For the record.... I think when we think "cold" in D&D terms we mean really F*%&ing cold.
I don't think it has to be very far below freezing, actually, but I don't remember offhand how cold "cold" is.
 

Absent a specific reference to fire elementals taking damage from water, I'd rule that the elemental who came up short on his jump check would be shunted back to the edge he jumped from (even if he had jumped 38' across a 40' river).
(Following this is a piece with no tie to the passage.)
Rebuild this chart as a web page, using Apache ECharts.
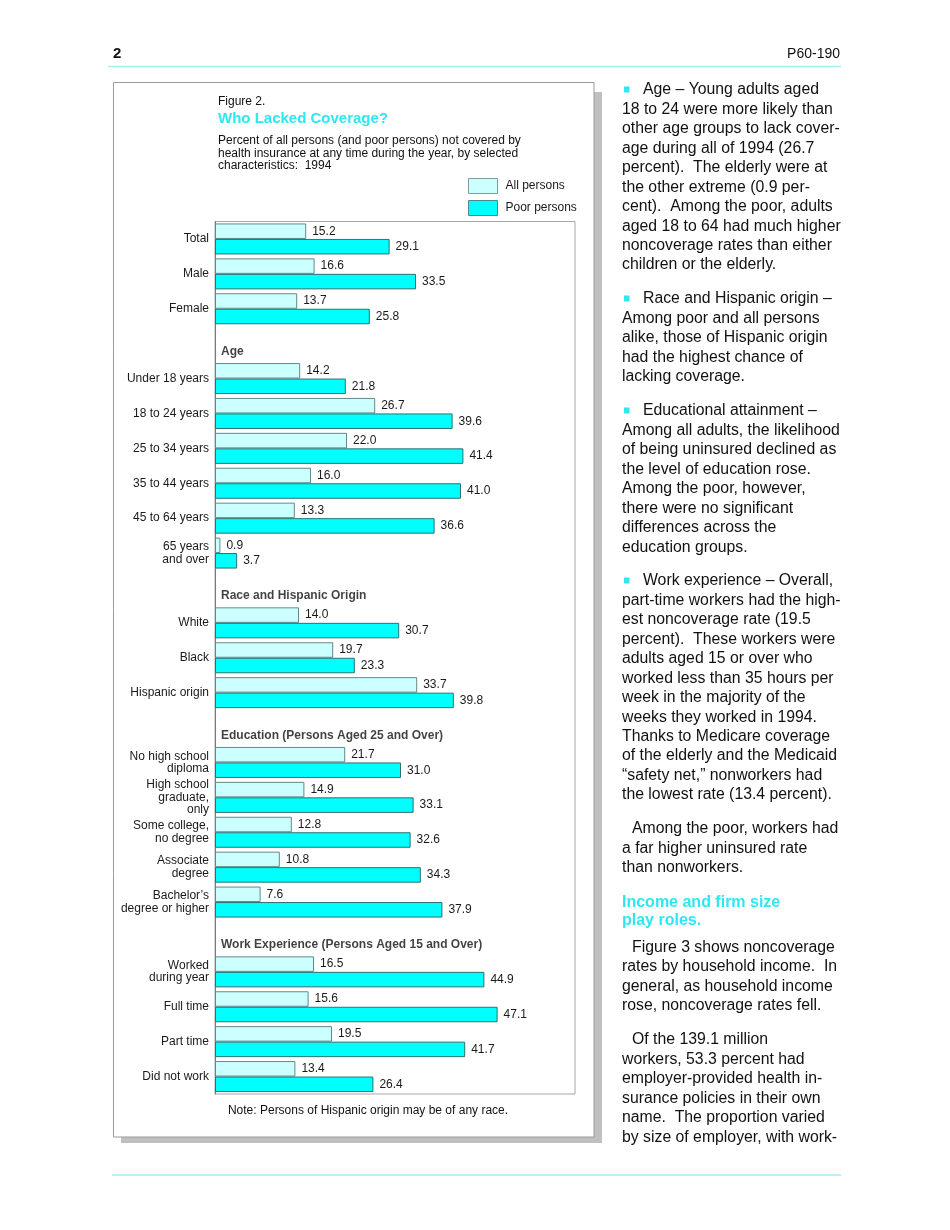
<!DOCTYPE html>
<html><head><meta charset="utf-8">
<script src="https://cdn.jsdelivr.net/npm/echarts@6/dist/echarts.min.js"></script>
<style>html,body{margin:0;padding:0;background:#fff}#c{width:950px;height:1230px}</style>
</head><body><div id="c"></div>
<script>
// ---------- data ----------
const categories = [
  'Total', 'Male', 'Female',
  'Age',
  'Under 18 years', '18 to 24 years', '25 to 34 years', '35 to 44 years', '45 to 64 years', '65 years\nand over',
  'Race and Hispanic Origin',
  'White', 'Black', 'Hispanic origin',
  'Education (Persons Aged 25 and Over)',
  'No high school\ndiploma', 'High school\ngraduate,\nonly', 'Some college,\nno degree', 'Associate\ndegree', 'Bachelor\u2019s\ndegree or higher',
  'Work Experience (Persons Aged 15 and Over)',
  'Worked\nduring year', 'Full time', 'Part time', 'Did not work'
];
const sectionHeaders = ['Age', 'Race and Hispanic Origin', 'Education (Persons Aged 25 and Over)', 'Work Experience (Persons Aged 15 and Over)'];
const allPersons  = [15.2, 16.6, 13.7, null, 14.2, 26.7, 22.0, 16.0, 13.3, 0.9, null, 14.0, 19.7, 33.7, null, 21.7, 14.9, 12.8, 10.8, 7.6, null, 16.5, 15.6, 19.5, 13.4];
const poorPersons = [29.1, 33.5, 25.8, null, 21.8, 39.6, 41.4, 41.0, 36.6, 3.7, null, 30.7, 23.3, 39.8, null, 31.0, 33.1, 32.6, 34.3, 37.9, null, 44.9, 47.1, 41.7, 26.4];
const seriesNames = ['All persons', 'Poor persons'];

const pageNumber = '2';
const reportId = 'P60-190';
const figureLabel = 'Figure 2.';
const figureTitle = 'Who Lacked Coverage?';
const figureSubtitle = ['Percent of all persons (and poor persons) not covered by', 'health insurance at any time during the year, by selected', 'characteristics:  1994'];
const figureNote = 'Note: Persons of Hispanic origin may be of any race.';

const paraAge = ['Age \u2013 Young adults aged', '18 to 24 were more likely than', 'other age groups to lack cover-', 'age during all of 1994 (26.7', 'percent).  The elderly were at', 'the other extreme (0.9 per-', 'cent).  Among the poor, adults', 'aged 18 to 64 had much higher', 'noncoverage rates than either', 'children or the elderly.'];
const paraRace = ['Race and Hispanic origin \u2013', 'Among poor and all persons', 'alike, those of Hispanic origin', 'had the highest chance of', 'lacking coverage.'];
const paraEdu = ['Educational attainment \u2013', 'Among all adults, the likelihood', 'of being uninsured declined as', 'the level of education rose.', 'Among the poor, however,', 'there were no significant', 'differences across the', 'education groups.'];
const paraWork = ['Work experience \u2013 Overall,', 'part-time workers had the high-', 'est noncoverage rate (19.5', 'percent).  These workers were', 'adults aged 15 or over who', 'worked less than 35 hours per', 'week in the majority of the', 'weeks they worked in 1994.', 'Thanks to Medicare coverage', 'of the elderly and the Medicaid', '\u201csafety net,\u201d nonworkers had', 'the lowest rate (13.4 percent).'];
const paraPoor = ['Among the poor, workers had', 'a far higher uninsured rate', 'than nonworkers.'];
const headingIncome = ['Income and firm size', 'play roles.'];
const paraFig3 = ['Figure 3 shows noncoverage', 'rates by household income.  In', 'general, as household income', 'rose, noncoverage rates fell.'];
const paraWorkers = ['Of the 139.1 million', 'workers, 53.3 percent had', 'employer-provided health in-', 'surance policies in their own', 'name.  The proportion varied', 'by size of employer, with work-'];

// ---------- layout / style ----------
const FONT = '"Liberation Sans", Arial, Helvetica, sans-serif';
const CYAN = '#2fe6f2';
const LINE = 19.45;
const LIGHT_FILL = '#ccffff', LIGHT_BORDER = '#5f8a8a';
const DARK_FILL = '#00ffff', DARK_BORDER = '#2d7070';

const graphics = [];
// page header / footer rules
graphics.push({type: 'line', z: -20, shape: {x1: 108, y1: 66.5, x2: 841, y2: 66.5}, style: {stroke: '#a8edf2', lineWidth: 1.5}});
graphics.push({type: 'line', z: -20, shape: {x1: 112, y1: 1175, x2: 841, y2: 1175}, style: {stroke: '#a8edf2', lineWidth: 1.5}});
graphics.push({type: 'text', x: 113, y: 54, style: {text: pageNumber, font: 'bold 15px ' + FONT, fill: '#111', textVerticalAlign: 'middle'}});
graphics.push({type: 'text', x: 840, y: 54, style: {text: reportId, font: '14px ' + FONT, fill: '#111', textAlign: 'right', textVerticalAlign: 'middle'}});
// figure box with shadow
graphics.push({type: 'rect', z: -20, shape: {x: 121, y: 92, width: 481, height: 1051}, style: {fill: '#c0c0c0'}});
graphics.push({type: 'rect', z: -19, shape: {x: 113.5, y: 82.5, width: 480.5, height: 1054.5}, style: {fill: '#ffffff', stroke: '#9a9a9a', lineWidth: 1}});
// figure titles
graphics.push({type: 'text', x: 218, y: 102, style: {text: figureLabel, font: '12px ' + FONT, fill: '#111', textVerticalAlign: 'middle'}});
graphics.push({type: 'text', x: 218, y: 118.5, style: {text: figureTitle, font: 'bold 15px ' + FONT, fill: CYAN, textVerticalAlign: 'middle'}});
figureSubtitle.forEach((t, i) => graphics.push({type: 'text', x: 218, y: 141 + i * 12.2, style: {text: t, font: '12px ' + FONT, fill: '#111', textVerticalAlign: 'middle'}}));
graphics.push({type: 'text', x: 368, y: 1111, style: {text: figureNote, font: '12px ' + FONT, fill: '#111', textAlign: 'center', textVerticalAlign: 'middle'}});

// right column text
const blocks = [
  {lines: paraAge, y: 90, kind: 'bullet'},
  {lines: paraRace, y: 299, kind: 'bullet'},
  {lines: paraEdu, y: 411, kind: 'bullet'},
  {lines: paraWork, y: 581, kind: 'bullet'},
  {lines: paraPoor, y: 829, kind: 'indent'},
  {lines: headingIncome, y: 902.8, kind: 'heading'},
  {lines: paraFig3, y: 947.3, kind: 'indent'},
  {lines: paraWorkers, y: 1040, kind: 'indent'}
];
blocks.forEach(b => {
  b.lines.forEach((t, i) => {
    const isHead = b.kind === 'heading';
    const lh = isHead ? 17.7 : LINE;
    let x = 622;
    if (i === 0 && b.kind === 'bullet') x = 643;
    if (i === 0 && b.kind === 'indent') x = 632;
    graphics.push({type: 'text', x: x, y: b.y + i * lh, style: {
      text: t, font: (isHead ? 'bold 16px ' : '15.8px ') + FONT, fill: isHead ? CYAN : '#111', textVerticalAlign: 'middle'}});
  });
  if (b.kind === 'bullet') {
    graphics.push({type: 'rect', shape: {x: 624, y: b.y - 3.5, width: 5.5, height: 6}, style: {fill: CYAN}});
  }
});

const chart = echarts.init(document.getElementById('c'), null, {renderer: 'canvas'});
chart.setOption({
  animation: false,
  backgroundColor: '#ffffff',
  textStyle: {fontFamily: FONT},
  grid: {left: 215, top: 221.5, width: 360, height: 872.5, show: true, borderColor: '#a8a8a8', borderWidth: 1, backgroundColor: 'transparent'},
  xAxis: {type: 'value', min: 0, max: 60, show: false},
  yAxis: {
    type: 'category', data: categories, inverse: true,
    axisTick: {show: false},
    axisLine: {lineStyle: {color: '#7a7a7a', width: 1}},
    splitLine: {show: false},
    axisLabel: {fontSize: 12, color: '#1a1a1a', margin: 6, lineHeight: 12.4, interval: 0,
      formatter: v => sectionHeaders.includes(v) ? '' : v}
  },
  legend: {
    orient: 'vertical', left: 468, top: 178, padding: 0, itemWidth: 29, itemHeight: 15, itemGap: 6,
    selectedMode: false,
    textStyle: {fontSize: 12, color: '#1a1a1a', padding: [0, 0, 0, 3]},
    data: [
      {name: seriesNames[0], icon: 'rect', itemStyle: {color: LIGHT_FILL, borderColor: '#7a9c9c', borderWidth: 1}},
      {name: seriesNames[1], icon: 'rect', itemStyle: {color: DARK_FILL, borderColor: '#4a8a8a', borderWidth: 1}}
    ]
  },
  series: [
    {name: seriesNames[0], type: 'bar', data: allPersons, barWidth: 15.5, barGap: '0%',
      itemStyle: {color: LIGHT_FILL, borderColor: LIGHT_BORDER, borderWidth: 1},
      label: {show: true, position: 'right', distance: 6, fontSize: 12, color: '#1a1a1a',
        formatter: p => p.value == null ? '' : Number(p.value).toFixed(1)}},
    {name: seriesNames[1], type: 'bar', data: poorPersons, barWidth: 15.5, barGap: '0%',
      itemStyle: {color: DARK_FILL, borderColor: DARK_BORDER, borderWidth: 1},
      label: {show: true, position: 'right', distance: 6, fontSize: 12, color: '#1a1a1a',
        formatter: p => p.value == null ? '' : Number(p.value).toFixed(1)}},
    {name: 'sections', type: 'scatter', silent: true, symbolSize: 0,
      data: sectionHeaders.map(h => ({name: h, value: [0, h]})),
      label: {show: true, position: 'right', distance: 6, offset: [0, 8], formatter: '{b}',
        fontWeight: 'bold', fontSize: 12, color: '#111'}}
  ],
  graphic: graphics
});
</script>
</body></html>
There's be a lot of steam and some hissing curse words in whatever language fire elementals speak, but I'd probably draw the line there.

Now, in a game like AE which has a lot of elemental attack spells (and generally, the caster gets to pick the element), I go with opposing elements take double damage from those attacks, so a fire elemental hit with a Sorcerous Blast [Water] is pretty seriously screwed. But elemental magic is more ingrained in that system than D&D, where that doesn't come up all that much.

Or you could import an old Shadowrun rule, so that if a 8 HD fire elemental grapples a 4 HD water elemental, what you are left with is a 4 HD fire elemental. Although that probably wouldn't port to well to D&D as it would seriously nerf the higher level elementals, it would be vastly simpler.